Print the records below exactly, from the line containing "Emit a component" down to the line containing "Serif', 'Times New", both lines included, and omit every picture.

[start]

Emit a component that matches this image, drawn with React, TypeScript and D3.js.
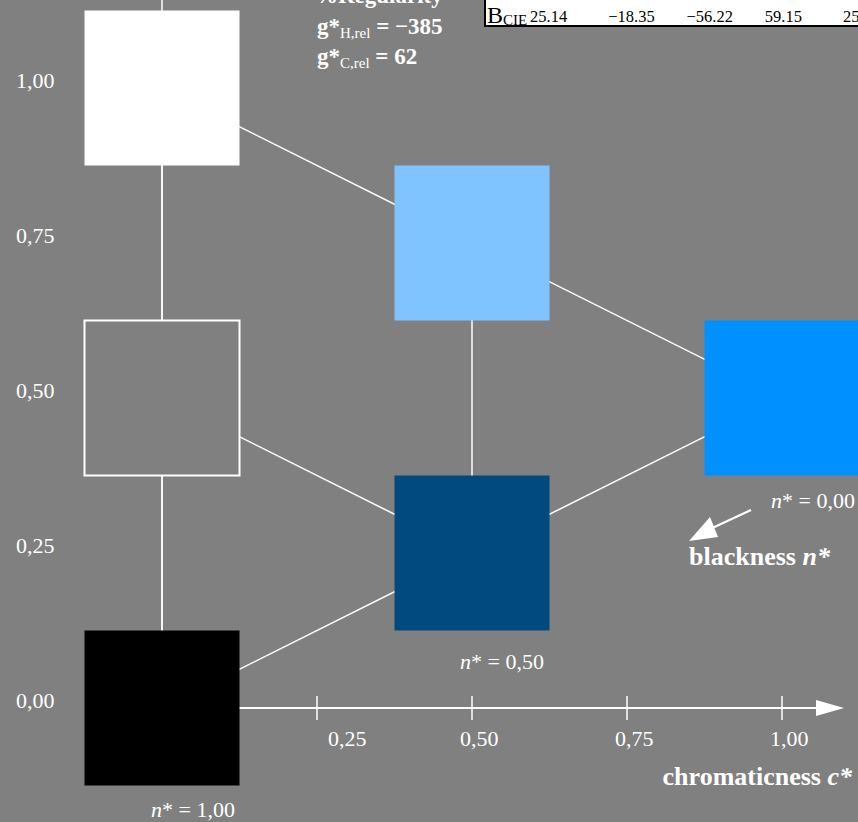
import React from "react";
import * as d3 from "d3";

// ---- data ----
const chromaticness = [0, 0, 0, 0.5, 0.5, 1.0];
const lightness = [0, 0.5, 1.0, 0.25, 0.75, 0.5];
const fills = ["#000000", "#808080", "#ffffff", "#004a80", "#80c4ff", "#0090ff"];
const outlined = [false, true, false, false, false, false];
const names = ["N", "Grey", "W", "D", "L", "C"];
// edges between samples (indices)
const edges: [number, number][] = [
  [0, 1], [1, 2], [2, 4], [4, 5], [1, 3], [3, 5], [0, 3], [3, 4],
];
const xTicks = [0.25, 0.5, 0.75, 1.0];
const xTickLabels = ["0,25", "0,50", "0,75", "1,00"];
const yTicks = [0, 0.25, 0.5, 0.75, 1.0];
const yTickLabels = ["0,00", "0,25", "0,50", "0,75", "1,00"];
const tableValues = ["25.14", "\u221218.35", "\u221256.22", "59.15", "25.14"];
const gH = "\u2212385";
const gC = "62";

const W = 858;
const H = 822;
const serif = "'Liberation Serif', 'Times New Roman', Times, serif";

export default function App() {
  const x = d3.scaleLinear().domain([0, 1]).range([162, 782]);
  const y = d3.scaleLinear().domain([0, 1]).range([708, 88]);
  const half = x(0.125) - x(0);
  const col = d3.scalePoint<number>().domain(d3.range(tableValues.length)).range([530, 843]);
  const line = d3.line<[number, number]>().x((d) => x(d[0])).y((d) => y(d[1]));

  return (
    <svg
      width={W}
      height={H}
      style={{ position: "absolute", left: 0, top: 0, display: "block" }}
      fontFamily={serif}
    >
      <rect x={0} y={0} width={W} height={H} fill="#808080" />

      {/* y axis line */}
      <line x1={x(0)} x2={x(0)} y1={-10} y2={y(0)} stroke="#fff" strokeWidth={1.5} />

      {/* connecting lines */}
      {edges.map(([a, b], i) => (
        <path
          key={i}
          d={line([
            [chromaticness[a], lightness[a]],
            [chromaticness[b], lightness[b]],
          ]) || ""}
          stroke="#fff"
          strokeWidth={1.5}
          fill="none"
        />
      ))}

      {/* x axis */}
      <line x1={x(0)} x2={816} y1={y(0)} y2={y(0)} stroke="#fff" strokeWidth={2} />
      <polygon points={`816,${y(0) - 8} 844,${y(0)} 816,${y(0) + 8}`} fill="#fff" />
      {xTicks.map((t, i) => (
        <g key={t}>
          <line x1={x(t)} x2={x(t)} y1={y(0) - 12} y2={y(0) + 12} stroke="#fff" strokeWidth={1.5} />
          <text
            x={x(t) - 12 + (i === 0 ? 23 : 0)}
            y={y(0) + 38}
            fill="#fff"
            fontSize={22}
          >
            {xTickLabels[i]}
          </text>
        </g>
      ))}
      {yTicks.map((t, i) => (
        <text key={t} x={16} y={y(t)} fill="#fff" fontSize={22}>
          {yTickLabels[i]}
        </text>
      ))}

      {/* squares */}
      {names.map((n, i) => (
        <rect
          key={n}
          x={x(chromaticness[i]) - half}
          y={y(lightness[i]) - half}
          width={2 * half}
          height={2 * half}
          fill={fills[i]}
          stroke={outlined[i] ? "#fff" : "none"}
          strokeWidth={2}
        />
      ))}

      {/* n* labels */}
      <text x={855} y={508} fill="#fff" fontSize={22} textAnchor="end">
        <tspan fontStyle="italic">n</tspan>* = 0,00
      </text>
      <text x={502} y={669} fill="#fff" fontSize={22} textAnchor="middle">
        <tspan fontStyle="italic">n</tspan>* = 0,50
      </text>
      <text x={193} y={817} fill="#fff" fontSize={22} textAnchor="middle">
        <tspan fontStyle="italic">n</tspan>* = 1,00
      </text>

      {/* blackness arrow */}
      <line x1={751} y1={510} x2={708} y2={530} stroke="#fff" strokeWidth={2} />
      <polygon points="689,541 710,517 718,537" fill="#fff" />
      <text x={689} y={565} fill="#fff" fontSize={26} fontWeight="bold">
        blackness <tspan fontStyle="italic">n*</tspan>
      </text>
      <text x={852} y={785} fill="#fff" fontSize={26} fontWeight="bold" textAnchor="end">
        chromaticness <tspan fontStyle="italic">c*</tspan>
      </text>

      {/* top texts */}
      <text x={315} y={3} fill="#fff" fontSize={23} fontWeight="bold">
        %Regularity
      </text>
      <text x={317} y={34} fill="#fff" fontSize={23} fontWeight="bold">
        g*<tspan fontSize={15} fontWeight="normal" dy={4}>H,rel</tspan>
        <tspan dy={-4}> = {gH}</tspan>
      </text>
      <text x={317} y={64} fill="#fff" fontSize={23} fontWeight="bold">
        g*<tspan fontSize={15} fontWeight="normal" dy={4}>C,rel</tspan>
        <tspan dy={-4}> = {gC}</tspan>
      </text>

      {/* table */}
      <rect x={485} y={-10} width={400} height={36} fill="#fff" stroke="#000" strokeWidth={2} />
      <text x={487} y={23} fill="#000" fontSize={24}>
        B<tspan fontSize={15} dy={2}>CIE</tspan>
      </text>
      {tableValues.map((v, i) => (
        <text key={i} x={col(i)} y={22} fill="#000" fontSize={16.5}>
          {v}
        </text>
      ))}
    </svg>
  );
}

[end]
[start]

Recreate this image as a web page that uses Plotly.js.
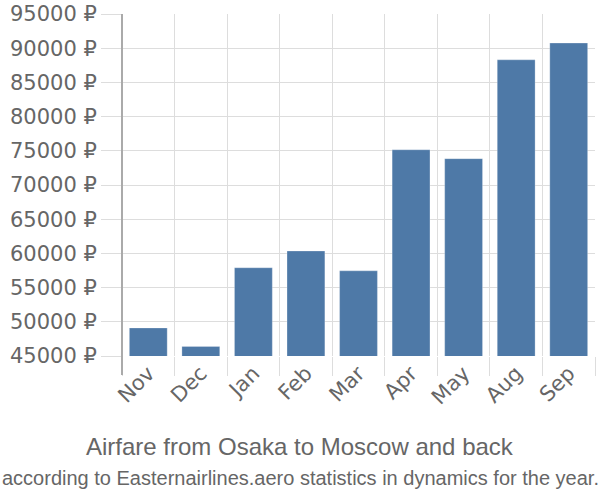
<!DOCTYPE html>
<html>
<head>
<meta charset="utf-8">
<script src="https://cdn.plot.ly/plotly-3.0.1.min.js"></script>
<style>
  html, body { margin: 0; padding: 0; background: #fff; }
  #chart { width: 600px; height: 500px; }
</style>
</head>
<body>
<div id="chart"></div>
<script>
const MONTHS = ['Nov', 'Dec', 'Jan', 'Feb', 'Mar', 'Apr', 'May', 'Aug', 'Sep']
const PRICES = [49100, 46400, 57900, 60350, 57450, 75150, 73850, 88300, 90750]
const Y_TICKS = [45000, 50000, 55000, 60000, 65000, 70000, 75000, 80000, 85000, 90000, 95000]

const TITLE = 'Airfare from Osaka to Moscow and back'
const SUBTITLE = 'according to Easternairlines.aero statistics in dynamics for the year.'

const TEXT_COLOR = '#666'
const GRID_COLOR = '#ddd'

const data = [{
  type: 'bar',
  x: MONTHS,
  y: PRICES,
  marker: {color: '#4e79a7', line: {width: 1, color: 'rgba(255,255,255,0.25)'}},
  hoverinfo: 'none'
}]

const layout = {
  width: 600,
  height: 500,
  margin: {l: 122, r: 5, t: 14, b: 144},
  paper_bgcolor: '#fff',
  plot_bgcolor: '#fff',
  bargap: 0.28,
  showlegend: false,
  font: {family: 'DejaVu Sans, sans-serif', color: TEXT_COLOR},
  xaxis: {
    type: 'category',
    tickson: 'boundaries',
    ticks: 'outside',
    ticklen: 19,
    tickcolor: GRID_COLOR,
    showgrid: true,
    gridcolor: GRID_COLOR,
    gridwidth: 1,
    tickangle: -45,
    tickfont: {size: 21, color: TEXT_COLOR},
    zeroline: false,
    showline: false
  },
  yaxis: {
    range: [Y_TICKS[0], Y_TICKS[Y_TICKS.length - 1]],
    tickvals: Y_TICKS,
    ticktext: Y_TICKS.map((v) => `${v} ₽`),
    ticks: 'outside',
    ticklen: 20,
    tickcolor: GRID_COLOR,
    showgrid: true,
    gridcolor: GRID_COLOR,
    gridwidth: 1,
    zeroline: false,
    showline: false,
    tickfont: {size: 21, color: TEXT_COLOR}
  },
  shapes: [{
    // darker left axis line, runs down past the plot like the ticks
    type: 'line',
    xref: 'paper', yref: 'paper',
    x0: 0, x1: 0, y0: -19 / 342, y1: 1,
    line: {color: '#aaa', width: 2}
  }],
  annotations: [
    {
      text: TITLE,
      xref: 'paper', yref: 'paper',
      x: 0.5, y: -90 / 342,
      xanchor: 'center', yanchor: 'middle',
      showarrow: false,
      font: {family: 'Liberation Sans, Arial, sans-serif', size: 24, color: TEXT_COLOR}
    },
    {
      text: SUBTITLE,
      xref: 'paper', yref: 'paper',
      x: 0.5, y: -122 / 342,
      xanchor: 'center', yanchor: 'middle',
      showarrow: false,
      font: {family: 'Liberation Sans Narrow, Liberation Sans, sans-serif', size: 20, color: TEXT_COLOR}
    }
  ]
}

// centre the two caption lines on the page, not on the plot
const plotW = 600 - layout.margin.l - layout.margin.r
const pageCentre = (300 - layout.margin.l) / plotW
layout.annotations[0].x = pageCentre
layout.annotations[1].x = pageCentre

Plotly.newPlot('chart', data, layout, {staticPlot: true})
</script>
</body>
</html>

[end]

*Finished task*
Emit a component that matches this image, drawn with React, TypeScript and D3.js.
import React from "react";
import * as d3 from "d3";

// ---- data ----
const chromaticness = [0, 0, 0, 0.5, 0.5, 1.0];
const lightness = [0, 0.5, 1.0, 0.25, 0.75, 0.5];
const fills = ["#000000", "#808080", "#ffffff", "#004a80", "#80c4ff", "#0090ff"];
const outlined = [false, true, false, false, false, false];
const names = ["N", "Grey", "W", "D", "L", "C"];
// edges between samples (indices)
const edges: [number, number][] = [
  [0, 1], [1, 2], [2, 4], [4, 5], [1, 3], [3, 5], [0, 3], [3, 4],
];
const xTicks = [0.25, 0.5, 0.75, 1.0];
const xTickLabels = ["0,25", "0,50", "0,75", "1,00"];
const yTicks = [0, 0.25, 0.5, 0.75, 1.0];
const yTickLabels = ["0,00", "0,25", "0,50", "0,75", "1,00"];
const tableValues = ["25.14", "\u221218.35", "\u221256.22", "59.15", "25.14"];
const gH = "\u2212385";
const gC = "62";

const W = 858;
const H = 822;
const serif = "'Liberation Serif', 'Times New Roman', Times, serif";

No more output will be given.